3. An audio processing apparatus according to claim 2, said volume adjustment unit reduces the volume by using a volume adjustment coefficient which is less than 1 if the compressed frequency band is 10 kHz or less.

4. An audio processing apparatus according to claim 3, wherein said volume adjustment does not reduce the volume if the compressed frequency band is 11 kHz or above.

5. An audio processing apparatus according to claim 2, further including a volume detector which preliminarily detects a volume of the audio data over a predetermined section of the audio data, wherein said volume adjustment unit determines a degree of volume reduction based on the volume detected by said volume detector.

6. An audio processing apparatus according to claim 2, wherein said volume adjustment unit reduces a volume of time-series audio data in said input unit.

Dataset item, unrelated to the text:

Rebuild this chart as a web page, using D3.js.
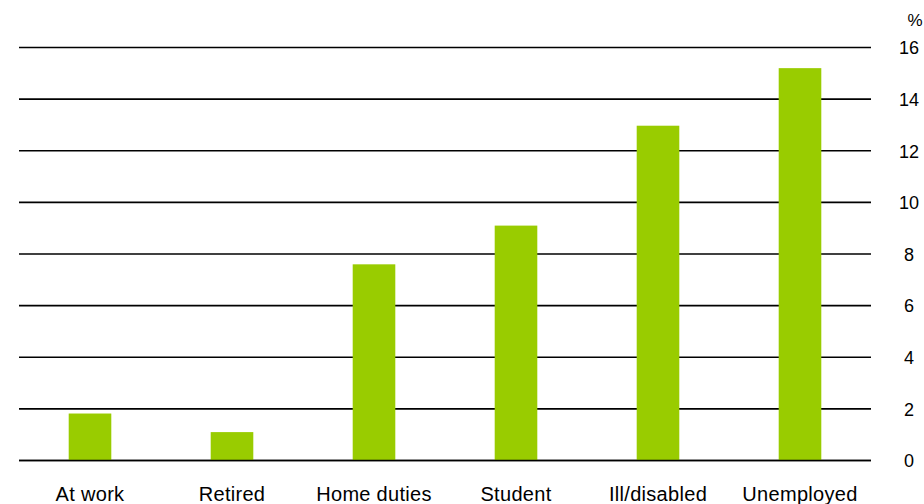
<!DOCTYPE html>
<html>
<head>
<meta charset="utf-8">
<script src="https://cdn.jsdelivr.net/npm/d3@7/dist/d3.min.js"></script>
<style>
  html, body { margin: 0; padding: 0; background: #fff; }
  svg { display: block; }
  text { font-family: "Liberation Sans", Arial, sans-serif; fill: #000; }
</style>
</head>
<body>
<svg id="chart" width="924" height="504"></svg>
<script>
const categories = ["At work", "Retired", "Home duties", "Student", "Ill/disabled", "Unemployed"];
const values = [1.82, 1.1, 7.6, 9.1, 12.97, 15.2];
const yTicks = [0, 2, 4, 6, 8, 10, 12, 14, 16];
const unitLabel = "%";

(function () {
const svg = d3.select("#chart");
const mLeft = 19, mRight = 871, mTop = 47.5, mBottom = 460.5;

const x = d3.scaleBand().domain(categories).range([mLeft, mRight]).paddingInner(0.7).paddingOuter(0.35);
const y = d3.scaleLinear().domain([0, 16]).range([mBottom, mTop]);

// gridlines
svg.append("g").selectAll("line").data(yTicks).join("line")
  .attr("x1", mLeft).attr("x2", mRight)
  .attr("y1", d => y(d)).attr("y2", d => y(d))
  .attr("stroke", "#000").attr("stroke-width", 1.6);

// bars
svg.append("g").selectAll("rect").data(values).join("rect")
  .attr("x", (d, i) => x(categories[i]))
  .attr("width", x.bandwidth())
  .attr("y", d => y(d))
  .attr("height", d => y(0) - y(d))
  .attr("fill", "#99cc00");

// redraw zero line on top
svg.append("line")
  .attr("x1", mLeft).attr("x2", mRight)
  .attr("y1", y(0)).attr("y2", y(0))
  .attr("stroke", "#000").attr("stroke-width", 1.6);

// right axis labels
const yAxis = d3.axisRight(y).tickValues(yTicks).tickSize(0).tickPadding(0).tickFormat(d3.format("d"));
const ga = svg.append("g").attr("transform", "translate(909,0)").call(yAxis);
ga.select(".domain").remove();
ga.selectAll("text").attr("text-anchor", "middle").attr("dy", "0.35em")
  .style("font-size", "18px").style("font-family", "'Liberation Sans', Arial, sans-serif");

svg.append("text").attr("x", 915).attr("y", 26).attr("text-anchor", "middle")
  .style("font-size", "17px").text(unitLabel);

// category labels
const xAxis = d3.axisBottom(x).tickSize(0).tickPadding(0);
const gx = svg.append("g").attr("transform", "translate(0,501)").call(xAxis);
gx.select(".domain").remove();
gx.selectAll("text").attr("dy", 0).attr("y", 0)
  .style("font-size", "20px").style("letter-spacing", "0.3px")
  .style("font-family", "'Liberation Sans', Arial, sans-serif");
})();
</script>
</body>
</html>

7. An audio processing apparatus according to claim 2, wherein said conversion unit includes a band dividing filter and a discrete cosine transform unit, wherein said volume adjustment unit reduces a volume of audio data supplied to the discrete cosine transform unit from the band dividing filter.

8. An audio processing apparatus according to claim 2, wherein said volume adjustment unit reduces a volume of audio data by multiplying an audio adjustment coefficient, which is less than 1, by the audio data, in said quantization coding unit.